En todo el pago hay doce aldeas atitecas, agrupadas por la lengua de sus habitantes.
En San Juan La Laguna también hay, como en otras aldeas, muchos pintores que reflejan el alma maya, su concepción del mundo y de la vida, en lienzos de brillantes colores —casi los mismos que los de los tejidos— que despiertan admiración. Encontré pintores que plasman las historias de la vida local con un estilo primitivista, naif, pero con la peculiaridad de que las representan desde un punto de vista cenital, como si el observador sobrevolara la escena. El flujo permanente de turistas extranjeros ha dado nuevo impulso a la creación artística y hace florecer el genio creativo.
Santiago Atitlán está al borde del lago, pero en un brazo de agua que se adentra entre los volcanes.

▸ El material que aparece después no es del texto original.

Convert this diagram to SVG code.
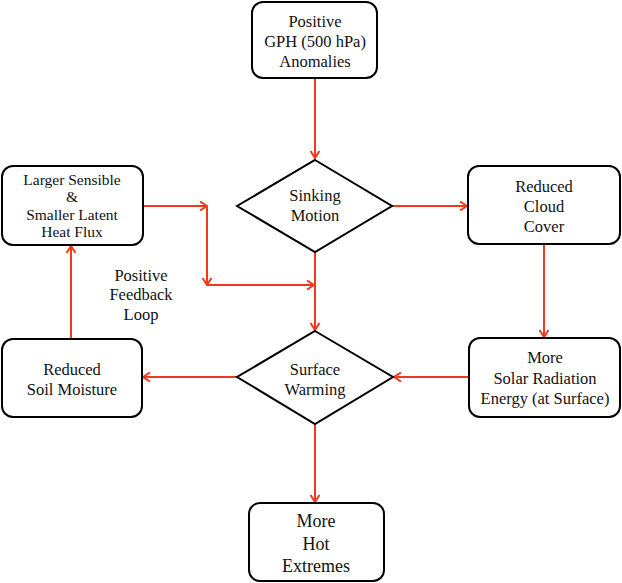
<svg xmlns="http://www.w3.org/2000/svg" width="622" height="583" viewBox="0 0 622 583">
<style>
.box{fill:#fff;stroke:#000;stroke-width:2}
.t{font-family:'Liberation Serif','Times New Roman','DejaVu Serif',serif;font-size:16.5px;fill:#111;text-anchor:middle}
.big{font-size:18px}
.sm{font-size:15.5px}
.c{fill:none;stroke:#f0391e;stroke-width:2}
</style>
<defs>
<marker id="ah" viewBox="0 0 10 10" refX="9" refY="5" markerWidth="10" markerHeight="10" markerUnits="userSpaceOnUse" orient="auto">
<path d="M2,0.5 L9,5 L2,9.5" fill="none" stroke="#f0391e" stroke-width="2"/>
</marker>
</defs>
<rect width="622" height="583" fill="#fff"/>
<g id="connectors">
<path class="c" d="M315,78 V158" marker-end="url(#ah)"/>
<path class="c" d="M392,206 H467" marker-end="url(#ah)"/>
<path class="c" d="M544,244 V337" marker-end="url(#ah)"/>
<path class="c" d="M468,377 H394" marker-end="url(#ah)"/>
<path class="c" d="M237,377 H143" marker-end="url(#ah)"/>
<path class="c" d="M71,339 V246" marker-end="url(#ah)"/>
<path class="c" d="M143,206 H207" marker-end="url(#ah)"/>
<path class="c" d="M207,206 V285" marker-end="url(#ah)"/>
<path class="c" d="M207,285 H314" marker-end="url(#ah)"/>
<path class="c" d="M315,252 V330" marker-end="url(#ah)"/>
<path class="c" d="M315,424 V502" marker-end="url(#ah)"/>
</g>
<g id="gph">
<rect class="box" x="252" y="2" width="125" height="76" rx="11"/>
<text class="t" x="315" y="27">Positive</text>
<text class="t" x="315" y="47">GPH (500 hPa)</text>
<text class="t" x="315" y="67">Anomalies</text>
</g>
<g id="sinking">
<polygon class="box" points="315,160 392,206 315,252 237,206"/>
<text class="t" x="315" y="201">Sinking</text>
<text class="t" x="315" y="221">Motion</text>
</g>
<g id="flux">
<rect class="box" x="2" y="166" width="141" height="79" rx="11"/>
<text class="t sm" x="72" y="184.5">Larger Sensible</text>
<text class="t sm" x="72" y="202">&amp;</text>
<text class="t sm" x="72" y="219.5">Smaller Latent</text>
<text class="t sm" x="72" y="237">Heat Flux</text>
</g>
<g id="cloud">
<rect class="box" x="468" y="166" width="152" height="78" rx="11"/>
<text class="t" x="544" y="192">Reduced</text>
<text class="t" x="544" y="212">Cloud</text>
<text class="t" x="544" y="232">Cover</text>
</g>
<g id="feedback-label">
<text class="t" x="141" y="281">Positive</text>
<text class="t" x="141" y="300">Feedback</text>
<text class="t" x="141" y="320">Loop</text>
</g>
<g id="soil">
<rect class="box" x="2" y="339" width="140" height="78" rx="11"/>
<text class="t" x="72" y="375">Reduced</text>
<text class="t" x="72" y="395">Soil Moisture</text>
</g>
<g id="warming">
<polygon class="box" points="315,331 393,377 315,424 237,377"/>
<text class="t" x="315" y="375">Surface</text>
<text class="t" x="315" y="395">Warming</text>
</g>
<g id="solar">
<rect class="box" x="469" y="338" width="151" height="79" rx="11"/>
<text class="t" x="545" y="363">More</text>
<text class="t" x="545" y="384">Solar Radiation</text>
<text class="t" x="545" y="404">Energy (at Surface)</text>
</g>
<g id="hot">
<rect class="box" x="249" y="503" width="135" height="78" rx="11"/>
<text class="t big" x="316" y="527">More</text>
<text class="t big" x="316" y="550">Hot</text>
<text class="t big" x="316" y="572">Extremes</text>
</g>
</svg>
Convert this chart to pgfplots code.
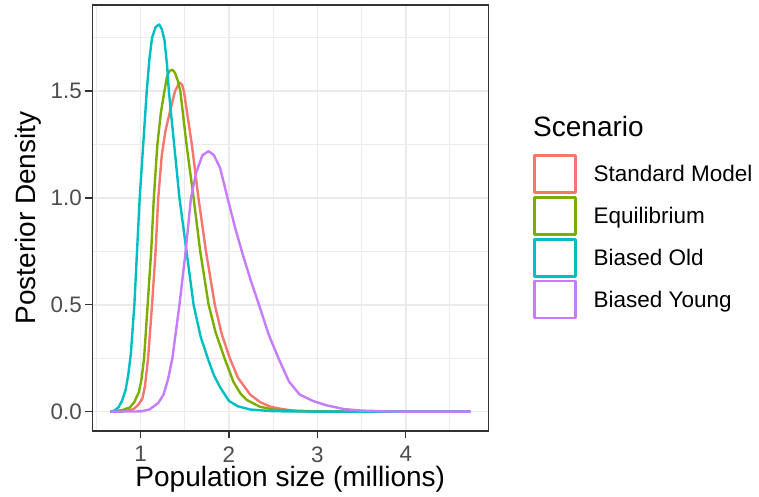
\documentclass[border=0pt]{standalone}
\usepackage{pgfplots}
\pgfplotsset{compat=1.18}
\usepackage{fontspec}
\setmainfont{Liberation Sans}
\definecolor{cRed}{HTML}{F8766D}
\definecolor{cGreen}{HTML}{7CAE00}
\definecolor{cCyan}{HTML}{00BFC4}
\definecolor{cPurple}{HTML}{C77CFF}
\definecolor{gridgray}{HTML}{EBEBEB}
\definecolor{gtwenty}{HTML}{333333}
\definecolor{gthirty}{HTML}{4D4D4D}
\begin{document}
\begin{tikzpicture}[x=1pt,y=1pt]
\path[use as bounding box] (0,0) rectangle (759,497);
\begin{axis}[
  at={(92.3pt,66pt)}, anchor=south west,
  scale only axis, width=396pt, height=426pt,
  xmin=0.454, xmax=4.934, ymin=-0.0906, ymax=1.903,
  xtick={1,2,3,4}, ytick={0,0.5,1,1.5},
  minor xtick={0.5,1.5,2.5,3.5,4.5}, minor ytick={0.25,0.75,1.25,1.75},
  grid=both,
  major grid style={color=gridgray, line width=1.6pt},
  minor grid style={color=gridgray, line width=1.0pt},
  axis line style={color=gtwenty, line width=1.4pt},
  tick align=outside, major tick length=7pt, minor tick length=0pt,
  tick style={color=gtwenty, line width=1.4pt},
  tick pos=left,
  /pgf/number format/assume math mode=true,
  tick label style={font=\fontsize{22.4}{26}\selectfont, color=gthirty},
  y tick label style={/pgf/number format/.cd, fixed, fixed zerofill, precision=1, /tikz/.cd},
  x tick label style={yshift=-5pt, /pgf/number format/.cd, fixed, precision=0, /tikz/.cd},
  xlabel={Population size (millions)},
  ylabel={Posterior Density},
  xlabel style={at={(axis description cs:0.5,-0.131)}, anchor=base, font=\fontsize{28}{32}\selectfont},
  ylabel style={at={(axis description cs:-0.144,0.5)}, anchor=base, font=\fontsize{28}{32}\selectfont},
  legend style={at={(1.113,0.650)}, anchor=north west, draw=none, fill=none, inner sep=0pt,
    row sep=2.5pt, column sep=17pt, font=\fontsize{22.5}{26}\selectfont,
    nodes={inner sep=0pt}},
  legend cell align=left,
  legend image code/.code={\draw[#1, line width=2.4pt] (0pt,-18.5pt) rectangle (41pt,18.5pt);},
  every axis plot/.append style={line width=2.4pt, line join=round},
]
\addplot[cRed] table {
0.658 0
0.72 0.001
0.85 0.005
0.92 0.012
0.97 0.03
1.02 0.06
1.05 0.12
1.085 0.25
1.13 0.50
1.17 0.75
1.20 1.00
1.24 1.20
1.28 1.31
1.33 1.40
1.39 1.50
1.44 1.54
1.47 1.53
1.49 1.50
1.58 1.25
1.655 1.00
1.74 0.75
1.84 0.50
1.92 0.36
2.01 0.25
2.10 0.16
2.24 0.08
2.35 0.045
2.47 0.023
2.60 0.012
2.73 0.005
3.00 0.001
3.20 0
4.73 0
};
\addlegendentry{Standard Model}
\addplot[cGreen] table {
0.658 0
0.69 0.001
0.80 0.008
0.88 0.02
0.93 0.045
0.98 0.09
1.01 0.15
1.04 0.25
1.08 0.50
1.12 0.75
1.15 1.00
1.19 1.25
1.23 1.40
1.27 1.50
1.30 1.57
1.33 1.595
1.36 1.60
1.39 1.585
1.42 1.55
1.45 1.50
1.52 1.25
1.60 1.00
1.675 0.75
1.77 0.50
1.85 0.37
1.95 0.25
2.05 0.14
2.13 0.085
2.20 0.055
2.35 0.023
2.50 0.01
2.75 0.003
3.00 0
4.73 0
};
\addlegendentry{Equilibrium}
\addplot[cCyan] table {
0.658 0
0.70 0.004
0.75 0.02
0.79 0.05
0.83 0.10
0.86 0.17
0.89 0.27
0.93 0.50
0.96 0.75
0.99 1.00
1.03 1.25
1.07 1.50
1.10 1.65
1.13 1.75
1.17 1.80
1.21 1.812
1.24 1.79
1.27 1.74
1.30 1.62
1.32 1.50
1.38 1.25
1.44 1.00
1.52 0.75
1.60 0.50
1.68 0.35
1.76 0.25
1.83 0.17
1.90 0.114
2.00 0.05
2.10 0.025
2.24 0.01
2.50 0.002
3.00 0
4.73 0
};
\addlegendentry{Biased Old}
\addplot[cPurple] table {
0.658 0
1.00 0.001
1.10 0.01
1.20 0.04
1.26 0.08
1.31 0.15
1.36 0.25
1.44 0.50
1.51 0.75
1.57 1.00
1.63 1.12
1.70 1.20
1.77 1.219
1.83 1.20
1.90 1.14
1.99 0.99
2.07 0.86
2.16 0.73
2.25 0.61
2.34 0.50
2.45 0.36
2.56 0.25
2.68 0.14
2.80 0.08
2.95 0.05
3.10 0.03
3.30 0.012
3.50 0.005
3.80 0.001
4.00 0
4.73 0
};
\addlegendentry{Biased Young}
\end{axis}
\node[anchor=base west, inner sep=0pt, font=\fontsize{28}{32}\selectfont] at (533,360) {Scenario};
\end{tikzpicture}
\end{document}
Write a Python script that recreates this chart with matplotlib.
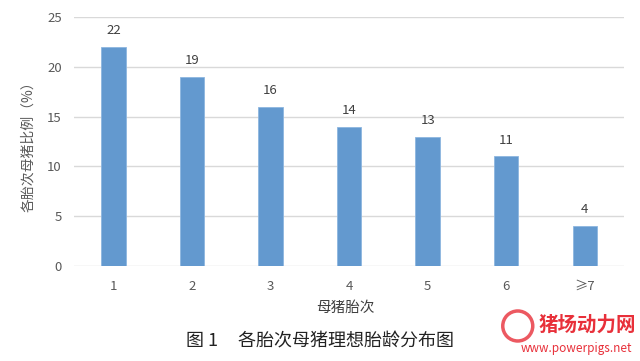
import numpy as np
import matplotlib.pyplot as plt
from matplotlib.patches import Ellipse

plt.rcParams['font.family'] = ['Noto Sans CJK SC', 'DejaVu Sans']

parity = ['1', '2', '3', '4', '5', '6', '≥7']
share = [22, 19, 16, 14, 13, 11, 4]

fig = plt.figure(figsize=(6.4, 3.61), dpi=100)
ax = fig.add_axes([0.116, 0.263, 0.859, 0.690])

x = np.arange(len(parity))
bars = ax.bar(x, share, width=0.31, color='#6399CF', edgecolor='#8DB6E0', linewidth=0.6, zorder=3)
for xi, v in zip(x, share):
    ax.annotate(str(v), (xi, v), xytext=(0, 7), textcoords='offset points',
                ha='center', va='bottom', fontsize=9.5, color='#404040')

ax.set_xlim(-0.5, len(parity) - 0.5)
ax.set_ylim(0, 25)
ax.set_yticks(np.arange(0, 26, 5))
ax.set_xticks(x)
ax.set_xticklabels(parity)
ax.grid(axis='y', color='#D9D9D9', linewidth=1, zorder=0)
for s in ax.spines.values():
    s.set_visible(False)
ax.tick_params(length=0, labelsize=9.5, colors='#595959', pad=10)
ax.tick_params(axis='y', pad=9)

fig.text(0.044, 0.604, '各胎次母猪比例（%）', rotation=90, ha='center', va='center',
         fontsize=10, color='#595959')
fig.text(0.54, 0.148, '母猪胎次', ha='center', va='center', fontsize=10.5, color='#404040')
fig.text(0.5, 0.053, '图 1     各胎次母猪理想胎龄分布图', ha='center', va='center',
         fontsize=13, color='#222222')

# watermark
fig.text(0.917, 0.1, '猪场动力网', ha='center', va='center', fontsize=14,
         fontweight='bold', color='#E8303A')
fig.text(0.900, 0.036, 'www.powerpigs.net', ha='center', va='center', fontsize=8.5,
         color='#E8303A')
fig.patches.append(Ellipse((0.809, 0.097), 30 / 640, 30 / 361, transform=fig.transFigure,
                           fill=False, edgecolor='#E8303A', linewidth=2.5, alpha=0.8))

fig.savefig('out.png', dpi=100)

Enfrente está el volcán San Pedro, y encima el Atitlán y el Tolimán. Un poco más allá surge el Cerro de Oro, un pequeño volcán que tiene ese nombre porque cuenta la leyenda que allí enterraron los tzutujiles sus tesoros a la llegada de los conquistadores españoles. En esos tiempos la capital tzutujil era Chuitinamit, una población de la que me dijeron que no queda rastro.

En la iglesia de Santiago un grupo de fieles veneraba una imagen de un cisne al lado de un retrato de Juan Pablo II. La ortodoxia cristiana se perdía entre los pliegues del alma humana y los recovecos de la historia. Pero para eso no hay nada como la figura de Maximón, esa especie de divinidad local de la que hay mil relatos sobre su carácter, su origen, su papel estelar en las celebraciones de Semana Santa cuando eclipsa totalmente a la figura de Jesucristo en las celebraciones. En el viaje de ida y vuelta entre las religiones, Maximón ha cubierto de espíritu maya la práctica cristiana, y mezcla lo pagano con lo sagrado.
A Maximón se le pide el bien para uno pero también el mal para los enemigos, se le ofrece tabaco y trago. Es divino y humano. El Maximón de Santiago Atitlán cambia de casa cada año, viviendo así con todos los miembros de la cofradía de la Santa Cruz. Pregunté y me encaminaron a una casa modesta en una callejuela. Allí estaba su figura bien guardada, con su sombrero y un puro en la boca, con el cuerpo cubierto de corbatas y pañuelos anudados al cuello, rodeado de flores, velas encendidas y cofrades con pantalones de rayas. Como buen turista pagué por verlo, porque tenía una cita con él desde muchos años antes, cuando un libro me mostró que hay muchas maneras de enfrentarse a lo inefable. Y que viajar es la mejor manera de asomarse a las formas que tenemos de enfrentarnos a los misterios de la vida y del alma humana.